NVIDIA / NeMo

A scalable generative AI framework built for researchers and developers working on Large Language Models, Multimodal, and Speech AI (Automatic Speech Recognition and Text-to-Speech)
https://docs.nvidia.com/nemo-framework/user-guide/latest/overview.html
Apache License 2.0
11.84k stars 2.46k forks source link

GPU utilization is zero #3283

Closed awsomecod closed 2 years ago

awsomecod commented 2 years ago

I run the following commands:

import nemo
import nemo.collections.asr as nemo_asr
import nemo.collections.nlp as nemo_nlp
import nemo.collections.tts as nemo_tts

quartznet = nemo_asr.models.EncDecCTCModel.from_pretrained(model_name="stt_en_quartznet15x5").cuda()
English_text = quartznet.transcribe(['~/audio1.wav'])

But GPU utilization is zero as it can be seen from the output of nvidia-smi : nv

titu1994 commented 2 years ago

Transcribing a single audio file will probably be done in a second or so.
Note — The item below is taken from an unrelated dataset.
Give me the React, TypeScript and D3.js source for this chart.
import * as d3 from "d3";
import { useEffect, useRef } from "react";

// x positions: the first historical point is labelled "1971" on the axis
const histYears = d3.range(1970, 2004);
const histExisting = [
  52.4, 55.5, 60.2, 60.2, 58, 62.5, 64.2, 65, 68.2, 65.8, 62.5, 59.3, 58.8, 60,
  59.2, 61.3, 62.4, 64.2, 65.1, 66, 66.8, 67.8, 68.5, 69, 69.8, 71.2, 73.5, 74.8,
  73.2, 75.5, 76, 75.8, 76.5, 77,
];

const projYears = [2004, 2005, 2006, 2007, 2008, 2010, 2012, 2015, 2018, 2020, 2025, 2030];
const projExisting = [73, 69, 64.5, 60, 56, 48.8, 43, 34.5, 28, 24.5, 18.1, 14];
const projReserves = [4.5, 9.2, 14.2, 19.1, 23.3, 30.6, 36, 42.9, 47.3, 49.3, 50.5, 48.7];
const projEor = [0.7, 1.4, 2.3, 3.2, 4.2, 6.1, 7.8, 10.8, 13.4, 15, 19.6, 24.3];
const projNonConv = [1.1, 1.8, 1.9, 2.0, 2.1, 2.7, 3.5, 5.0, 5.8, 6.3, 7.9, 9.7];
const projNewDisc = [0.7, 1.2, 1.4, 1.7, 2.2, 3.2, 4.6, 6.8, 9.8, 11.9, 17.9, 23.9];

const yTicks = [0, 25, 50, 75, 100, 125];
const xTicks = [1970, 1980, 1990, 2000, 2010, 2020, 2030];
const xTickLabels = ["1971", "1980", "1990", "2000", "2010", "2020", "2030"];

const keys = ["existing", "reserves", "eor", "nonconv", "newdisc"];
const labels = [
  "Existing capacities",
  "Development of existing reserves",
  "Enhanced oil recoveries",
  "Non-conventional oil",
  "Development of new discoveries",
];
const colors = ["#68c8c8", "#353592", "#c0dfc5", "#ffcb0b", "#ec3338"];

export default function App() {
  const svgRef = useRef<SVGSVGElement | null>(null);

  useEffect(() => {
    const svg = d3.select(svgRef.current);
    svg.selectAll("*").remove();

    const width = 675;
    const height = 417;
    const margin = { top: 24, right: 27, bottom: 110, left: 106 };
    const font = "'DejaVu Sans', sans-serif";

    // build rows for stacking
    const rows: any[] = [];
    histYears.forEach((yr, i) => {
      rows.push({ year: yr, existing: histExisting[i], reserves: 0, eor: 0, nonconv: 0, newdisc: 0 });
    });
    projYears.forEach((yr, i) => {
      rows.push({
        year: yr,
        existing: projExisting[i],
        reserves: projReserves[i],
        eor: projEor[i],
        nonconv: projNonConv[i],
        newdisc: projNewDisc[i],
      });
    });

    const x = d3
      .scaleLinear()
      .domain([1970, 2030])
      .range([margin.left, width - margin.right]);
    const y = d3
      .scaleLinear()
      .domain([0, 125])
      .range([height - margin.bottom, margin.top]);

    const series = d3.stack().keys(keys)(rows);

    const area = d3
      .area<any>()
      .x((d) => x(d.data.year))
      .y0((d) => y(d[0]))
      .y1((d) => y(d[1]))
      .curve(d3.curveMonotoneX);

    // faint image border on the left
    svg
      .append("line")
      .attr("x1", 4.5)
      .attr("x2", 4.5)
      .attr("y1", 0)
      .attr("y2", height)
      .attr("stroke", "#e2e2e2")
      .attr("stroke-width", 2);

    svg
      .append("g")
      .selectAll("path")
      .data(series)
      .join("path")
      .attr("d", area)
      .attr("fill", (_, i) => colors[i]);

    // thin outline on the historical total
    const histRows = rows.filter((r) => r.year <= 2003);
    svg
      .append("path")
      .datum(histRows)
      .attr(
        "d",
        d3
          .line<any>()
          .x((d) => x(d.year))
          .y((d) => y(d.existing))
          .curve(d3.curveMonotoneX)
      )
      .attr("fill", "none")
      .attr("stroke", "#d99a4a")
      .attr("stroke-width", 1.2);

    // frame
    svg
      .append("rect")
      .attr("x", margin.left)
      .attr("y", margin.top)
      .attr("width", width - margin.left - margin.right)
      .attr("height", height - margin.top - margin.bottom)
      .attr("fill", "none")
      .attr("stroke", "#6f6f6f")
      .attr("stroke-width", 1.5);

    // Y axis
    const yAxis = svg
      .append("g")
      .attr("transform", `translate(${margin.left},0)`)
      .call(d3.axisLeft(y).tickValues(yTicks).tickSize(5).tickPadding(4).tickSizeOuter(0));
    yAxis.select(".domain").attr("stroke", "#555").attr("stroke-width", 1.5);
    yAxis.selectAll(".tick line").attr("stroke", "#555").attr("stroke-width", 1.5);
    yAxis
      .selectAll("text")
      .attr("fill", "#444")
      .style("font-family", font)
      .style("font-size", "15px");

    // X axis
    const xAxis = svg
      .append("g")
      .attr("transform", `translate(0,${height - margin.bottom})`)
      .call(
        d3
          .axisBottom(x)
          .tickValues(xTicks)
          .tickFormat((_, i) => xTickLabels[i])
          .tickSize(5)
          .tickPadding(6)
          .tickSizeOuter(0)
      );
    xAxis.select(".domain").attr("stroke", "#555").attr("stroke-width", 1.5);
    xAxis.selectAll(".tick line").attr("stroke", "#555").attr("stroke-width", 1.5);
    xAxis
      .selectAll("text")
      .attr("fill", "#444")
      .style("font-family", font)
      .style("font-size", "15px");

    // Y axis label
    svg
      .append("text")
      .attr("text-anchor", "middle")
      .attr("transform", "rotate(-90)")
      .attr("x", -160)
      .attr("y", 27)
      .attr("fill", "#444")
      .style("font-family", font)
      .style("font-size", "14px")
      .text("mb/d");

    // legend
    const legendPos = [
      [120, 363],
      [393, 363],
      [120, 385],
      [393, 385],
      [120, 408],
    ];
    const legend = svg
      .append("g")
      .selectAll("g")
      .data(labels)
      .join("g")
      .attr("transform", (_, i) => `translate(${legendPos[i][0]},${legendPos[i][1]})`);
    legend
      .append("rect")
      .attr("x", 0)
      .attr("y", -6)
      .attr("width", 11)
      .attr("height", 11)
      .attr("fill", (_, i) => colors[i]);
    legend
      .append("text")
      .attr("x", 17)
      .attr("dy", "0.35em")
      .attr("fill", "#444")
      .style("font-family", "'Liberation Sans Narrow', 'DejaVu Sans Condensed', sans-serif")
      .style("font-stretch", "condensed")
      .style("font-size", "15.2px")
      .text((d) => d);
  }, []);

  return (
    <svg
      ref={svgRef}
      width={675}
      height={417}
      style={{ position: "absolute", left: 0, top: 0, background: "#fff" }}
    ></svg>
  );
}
Models don't take so much memory during inference.

awsomecod commented 2 years ago

This audio file is 50 mega byte and is 21 minutes long.

awsomecod commented 2 years ago

I guess, the inference is running on CPU instead of GPU even though I am using cuda() function in my codes. The inference takes about 70 seconds.

awsomecod commented 2 years ago

I am running on colab and I have installed Apex. But I receive a warning saying that Kaldi root is not found. Is this the source if issue?

titu1994 commented 2 years ago

That's not used. Colab can't monitor Nvidia smi in parallel when code is run as far as I know. Even then, you would need to use watch -n 1 nvidia-smi to make it work.

awsomecod commented 2 years ago

I use to keep typing nvidia-smi over and over, but using watch -n 1 nvidia-smi is definitely more convenient.

I want to know how much GPU RAM do I need to run the inference on GPU for a single audio file of 50 MB. Can you let me know the answer. Cause I don't know any other command beside nvidia-smi to run on colab.

titu1994 commented 2 years ago

Depends on too many factors like length of audio in seconds and fp16 or 32 etc. You'll need to find out some other way. QuartzNet with AMP and 32 GB can easily do 2 hour long audio clips.